Maxwell can go further than simple pattern matching.  If a user wants to classify packets based on some relationship, for example the first TCP connection after a DNS response, or the first RTP packet after an RTP packet with an "M" bit in its header, then the user can do so through user written software "plug in".  Plug-in code, however, operates after packets are classified into flows by the mask and compare expressions.

How are incoming packets classified into a flow?

Maxwell supports multiple flows.  The number of flows is always an even number.  Half of the flows are for packets flowing in one direction and the other half of the flows are for packets flowing in the reverse direction.  Maxwell infers the direction of a packet's flow from the interface on which that packet was received.

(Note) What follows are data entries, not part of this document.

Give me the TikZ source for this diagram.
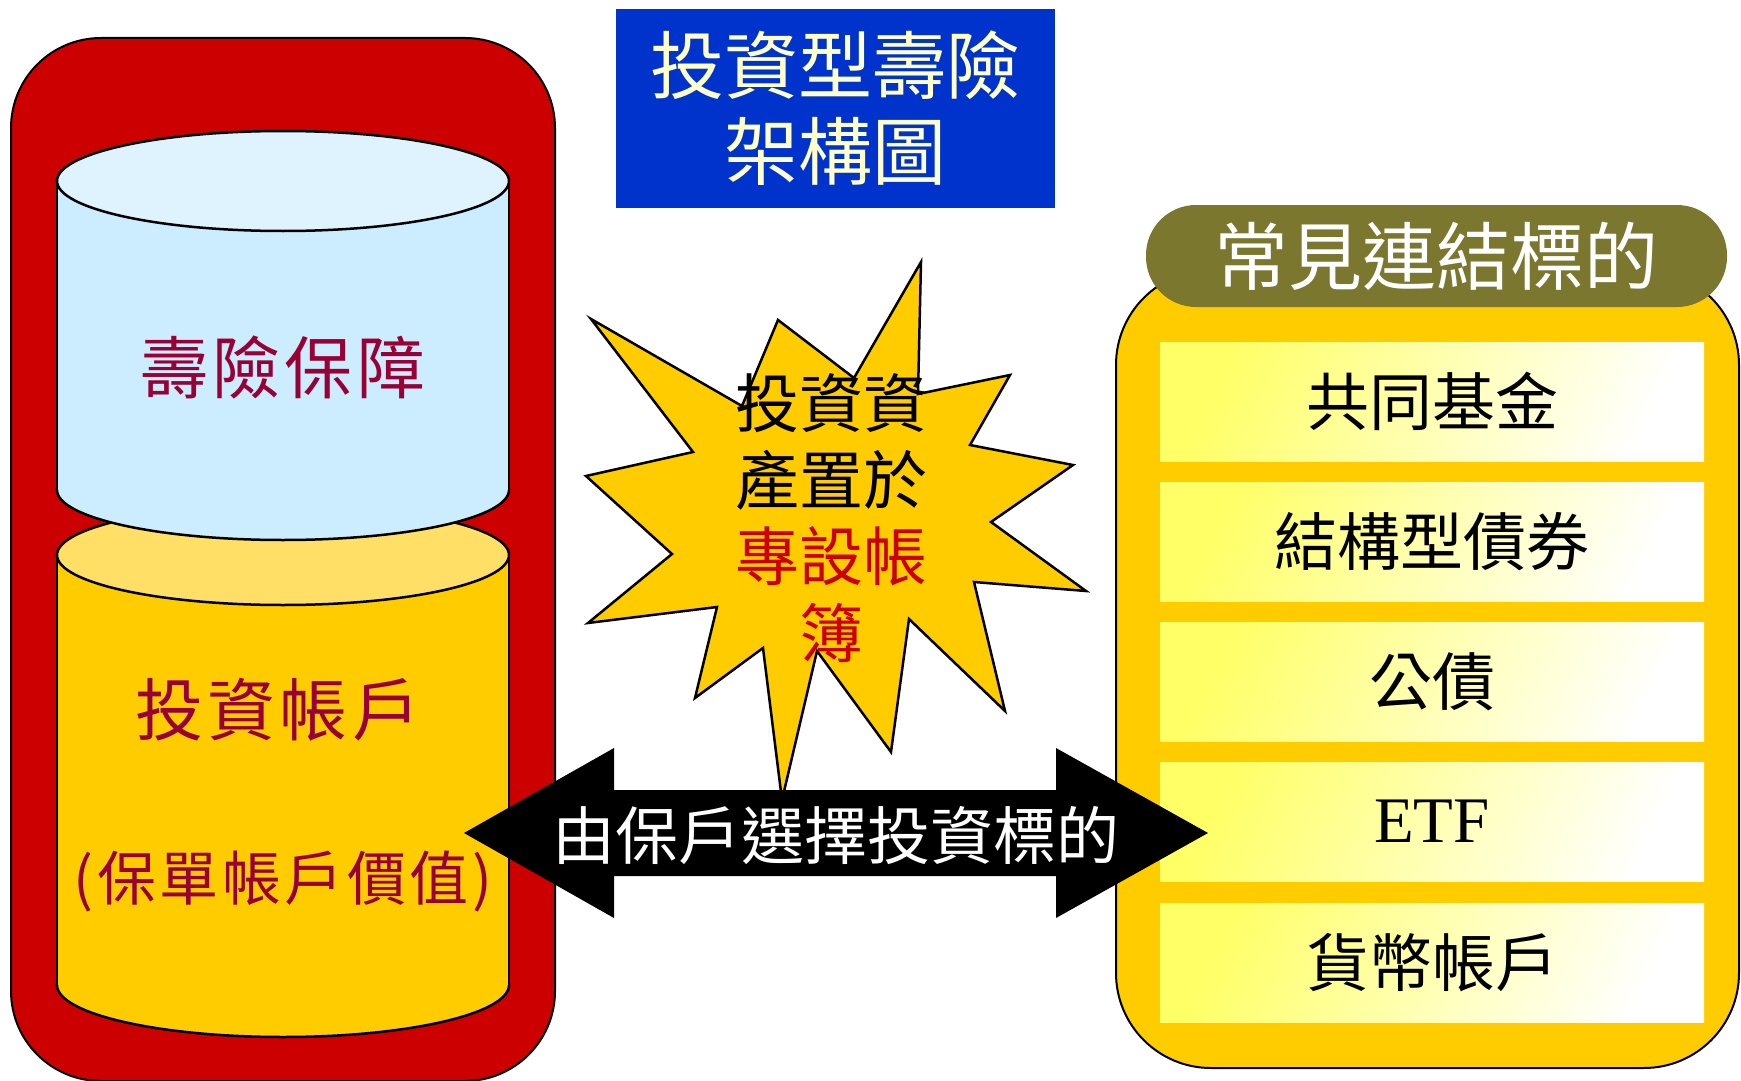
\documentclass[tikz,border=0pt]{standalone}
\usepackage{fontspec}
\setmainfont{Liberation Serif}
\newfontfamily\cjk{Noto Sans CJK TC}
\newfontfamily\cjkw[LetterSpace=6]{Noto Sans CJK TC}
\definecolor{redbox}{HTML}{CC0000}
\definecolor{wine}{HTML}{990033}
\definecolor{gold}{HTML}{FFCC00}
\definecolor{paleblue}{HTML}{CCECFF}
\definecolor{topblue}{HTML}{DFF3FF}
\definecolor{paleyel}{HTML}{FFDF66}
\definecolor{olive}{HTML}{7B772F}
\definecolor{titleblue}{HTML}{0033CC}
\definecolor{cream}{HTML}{FFFFCC}
\definecolor{lemon}{HTML}{FFFF66}
\tikzset{
	cylline/.style={line width=2.5pt},
	cyltext/.style={text=wine,font=\cjkw\fontsize{68}{70}\selectfont},
	item/.style={minimum width=544pt,minimum height=119pt,inner sep=0pt,left color=lemon,right color=white,shading angle=65,font=\cjk\fontsize{63}{70}\selectfont},
	bursttext/.style={align=center,font=\cjk\fontsize{64}{76.5}\selectfont}
}
\begin{document}
\begin{tikzpicture}[x=1pt,y=-1pt]
	\useasboundingbox (0,0) rectangle (1741,1081);

	\draw[fill=redbox,line width=2pt,rounded corners=90pt] (11,38) rectangle (555,1081);

	\filldraw[cylline,fill=gold] (283,985) ellipse [x radius=226,y radius=52];
	\fill[gold] (57,555) rectangle (509,985);
	\draw[cylline] (57,555) -- (57,985) (509,555) -- (509,985);
	\filldraw[cylline,fill=paleyel] (283,555) ellipse [x radius=226,y radius=50];

	\filldraw[cylline,fill=paleblue] (283,490) ellipse [x radius=226,y radius=50];
	\fill[paleblue] (57,181) rectangle (509,490);
	\draw[cylline] (57,181) -- (57,490) (509,181) -- (509,490);
	\filldraw[cylline,fill=topblue] (283,181) ellipse [x radius=226,y radius=50];

	\node[cyltext] (life) at (283,367) {壽險保障};
	\node[cyltext] (invest) at (278,710) {投資帳戶};
	\node[cyltext,font=\cjkw\fontsize{59}{60}\selectfont] (value) at (283,881) {(保單帳戶價值)};

	\node[fill=titleblue,minimum width=439pt,minimum height=199pt,align=center,text=cream,font=\cjk\fontsize{74}{86}\selectfont] (title) at (835.5,108.5) {投資型壽險\\架構圖};

	\draw[fill=gold,line width=2pt,rounded corners=95pt] (1116,270) rectangle (1739,1068);
	\node[fill=olive,rounded corners=50pt,minimum width=581pt,minimum height=102pt,text=white,font=\cjk\fontsize{74}{76}\selectfont] (hdr) at (1436.5,256) {常見連結標的};

	\node[item] (fund) at (1432,401.5) {共同基金};
	\node[item] (note) at (1432,541.5) {結構型債券};
	\node[item] (govt) at (1432,682) {公債};
	\node[item,font=\rmfamily\fontsize{65}{70}\selectfont] (etf) at (1432,821.5) {ETF};
	\node[item] (cash) at (1432,962.5) {貨幣帳戶};

	\draw[fill=gold,line width=2.5pt,line join=miter] (591,319) -- (693,452) -- (586,476) -- (672,554) -- (588,623) -- (717,607) -- (695,698) -- (763,648) -- (782,800) -- (817,651) -- (891,752) -- (909,619) -- (1005,711) -- (974,582) -- (1086,591) -- (991,522) -- (1073,465) -- (970,445) -- (1010,375) -- (918,394) -- (921,262) -- (854,378) -- (778,320) -- (742,406) -- cycle;
	\node[bursttext] (burst) at (831,518) {投資資\\產置於\\\textcolor{redbox}{專設帳}\\\textcolor{redbox}{簿}};

	\fill (464,833) -- (614,748) -- (614,790) -- (1056,790) -- (1056,748) -- (1208,833) -- (1056,918) -- (1056,876) -- (614,876) -- (614,918) -- cycle;
	\node[text=white,font=\cjk\fontsize{63}{64}\selectfont] (choose) at (836,836) {由保戶選擇投資標的};
\end{tikzpicture}
\end{document}
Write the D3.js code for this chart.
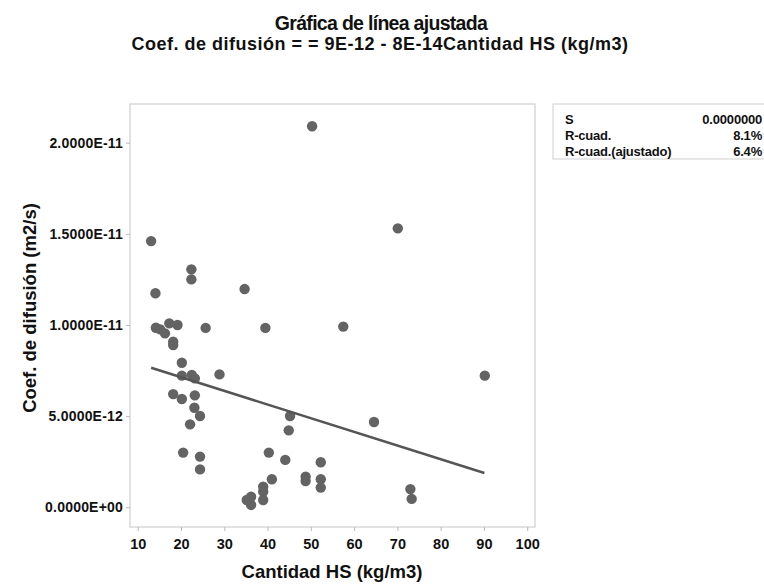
<!DOCTYPE html>
<html><head><meta charset="utf-8">
<script src="https://cdn.jsdelivr.net/npm/d3@7"></script>
<style>body{margin:0;background:#fff}svg{display:block}text{font-family:"Liberation Sans",Arial,sans-serif;font-weight:bold;fill:#111}</style>
</head><body><svg id="c" width="764" height="584"></svg>
<script>
const titleText = "Gráfica de línea ajustada";
const subtitleText = "Coef. de difusión = = 9E-12 - 8E-14Cantidad HS (kg/m3)";
const xLabel = "Cantidad HS (kg/m3)";
const yLabel = "Coef. de difusión (m2/s)";
const xTicks = [10,20,30,40,50,60,70,80,90,100];
const yTicks = [0,5e-12,1e-11,1.5e-11,2e-11];
const yTickLabels = ["0.0000E+00","5.0000E-12","1.0000E-11","1.5000E-11","2.0000E-11"];
const cantidadHS = [13.1,50.3,22.4,22.4,34.7,14.1,70.1,14.2,15.2,16.3,17.3,19.2,25.7,39.5,18.2,18.2,20.2,20.2,22.5,23.2,28.9,18.2,20.2,23.2,23.1,24.4,22.1,45.2,44.9,20.5,24.4,24.4,40.3,44.1,52.3,41.0,48.8,48.8,52.3,52.3,39.0,39.0,39.0,35.2,36.2,36.2,57.5,90.2,64.6,73.0,73.3];
const coefDifusion = [14.6,20.9,13.05,12.5,11.97,11.74,15.3,9.85,9.76,9.54,10.09,10.0,9.84,9.84,9.08,8.9,7.93,7.22,7.26,7.07,7.29,6.21,5.94,6.14,5.46,5.01,4.55,5.01,4.22,3.0,2.78,2.08,3.0,2.6,2.47,1.54,1.68,1.44,1.54,1.08,1.13,0.86,0.4,0.4,0.58,0.13,9.91,7.22,4.68,1.0,0.46].map(v=>v*1e-12);
const fitIntercept = 8.64e-12;
const fitSlope = -7.5e-14;
const fitRange = [13.1, 90.1];
const statLabels = ["S","R-cuad.","R-cuad.(ajustado)"];
const statValues = ["0.0000000","8.1%","6.4%"];

const svg = d3.select("#c");
const L=130, T=104, R=535, B=527;
const x = d3.scaleLinear().domain([8.22,101.8]).range([L,R]);
const y = d3.scaleLinear().domain([-1.08e-12,22.12e-12]).range([B,T]);

svg.append("text").attr("x",381).attr("y",30).attr("text-anchor","middle").style("font-size","19.5px").style("letter-spacing","-0.7px").text(titleText);
svg.append("text").attr("x",380).attr("y",50).attr("text-anchor","middle").style("font-size","18px").style("letter-spacing","0.5px").text(subtitleText);

svg.append("rect").attr("x",L).attr("y",T).attr("width",R-L).attr("height",B-T).attr("fill","none").attr("stroke","#cfcfcf").attr("stroke-width",1.2);

const tickFont = sel => sel.style("font-size","14px").style("font-family","'Liberation Sans',Arial,sans-serif").style("font-weight","bold").attr("fill","#111");

const yAxis = svg.append("g").attr("transform",`translate(${L},0)`)
  .call(d3.axisLeft(y).tickValues(yTicks).tickSize(4).tickPadding(3).tickFormat((d,i)=>yTickLabels[i]));
yAxis.select(".domain").remove();
yAxis.selectAll("line").attr("stroke","#bbb");
yAxis.selectAll("text").call(tickFont).style("letter-spacing","0.2px");

const xAxis = svg.append("g").attr("transform",`translate(0,${B})`)
  .call(d3.axisBottom(x).tickValues(xTicks).tickSize(4).tickPadding(8).tickFormat(d3.format("d")));
xAxis.select(".domain").remove();
xAxis.selectAll("line").attr("stroke","#bbb");
xAxis.selectAll("text").call(tickFont).style("font-size","14.5px");

svg.append("text").attr("x",332).attr("y",578).attr("text-anchor","middle").style("font-size","18.5px").text(xLabel);
svg.append("text").attr("transform",`translate(36,308) rotate(-90)`).attr("text-anchor","middle").style("font-size","18.5px").text(yLabel);

svg.append("g").selectAll("circle").data(cantidadHS).join("circle")
  .attr("cx",d=>x(d)).attr("cy",(d,i)=>y(coefDifusion[i])).attr("r",5.2).attr("fill","#636363");

const line = d3.line().x(d=>x(d)).y(d=>y(fitIntercept+fitSlope*d));
svg.append("path").datum(fitRange).attr("d",line).attr("fill","none").attr("stroke","#555").attr("stroke-width",2.5);

const bx=553, by=104;
svg.append("rect").attr("x",bx).attr("y",by).attr("width",215).attr("height",55).attr("fill","none").attr("stroke","#cfcfcf");
statLabels.forEach((s,i)=>{
  svg.append("text").attr("x",565).attr("y",124+i*16).style("font-size","13px").style("letter-spacing","-0.2px").text(s);
  svg.append("text").attr("x",762).attr("y",124+i*16).attr("text-anchor","end").style("font-size","13px").style("letter-spacing","-0.2px").text(statValues[i]);
});
</script></body></html>
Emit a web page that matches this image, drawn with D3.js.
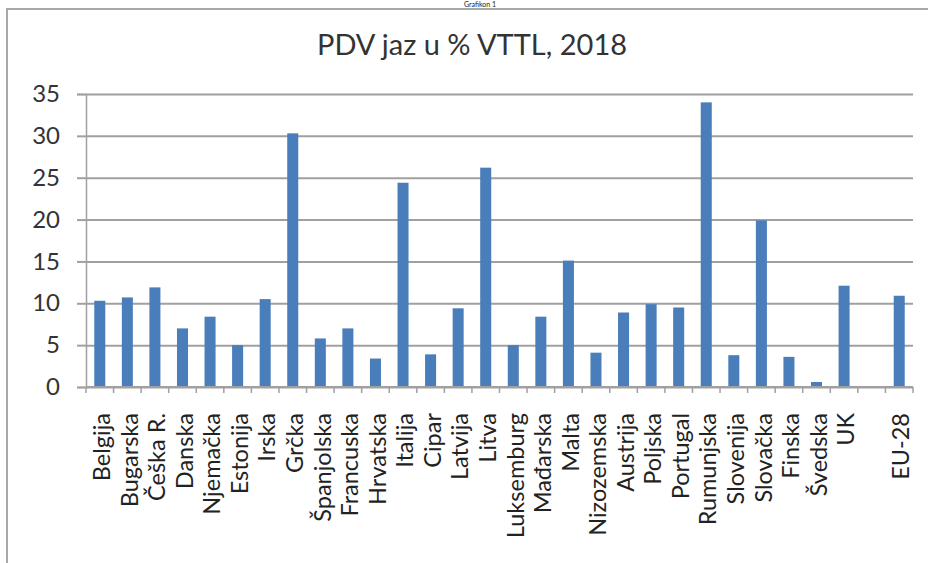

Incoming packets are sorted, using the mask and compare expressions, into flows using a waterfall technique.

If the packet arrived on interface 0 then it is considered to be flowing in the Interface 0 to interface 1 direction.  If the packet arrives on interface 1 then it is considered to be flowing in the other (interface 1 to interface 0) direction.  Based on the direction the list of flows appropriate for that direction is selected and used in the following steps.

1. The first flow is selected as a candidate.

2. The packet is evaluated against the active match and compare expressions that are defined for the candidate flow.

3. If all of the active expressions return a "true" answer the packet be accepted into the candidate flow and the flow selection process will end.

4. If the packet is not accepted into the candidate flow the next flow will be selected as the new candidate and the process will continue from step #2, above.  If there are no more flows, then the packet is simply discarded.

Impairment processing begins when a packet is accepted into a flow.  That impairment processing is described elsewhere.  However it should be noted that just as distinct and different packet acceptance criteria may be defined for each flow, distinct and separate impairment criteria may be defined for each flow.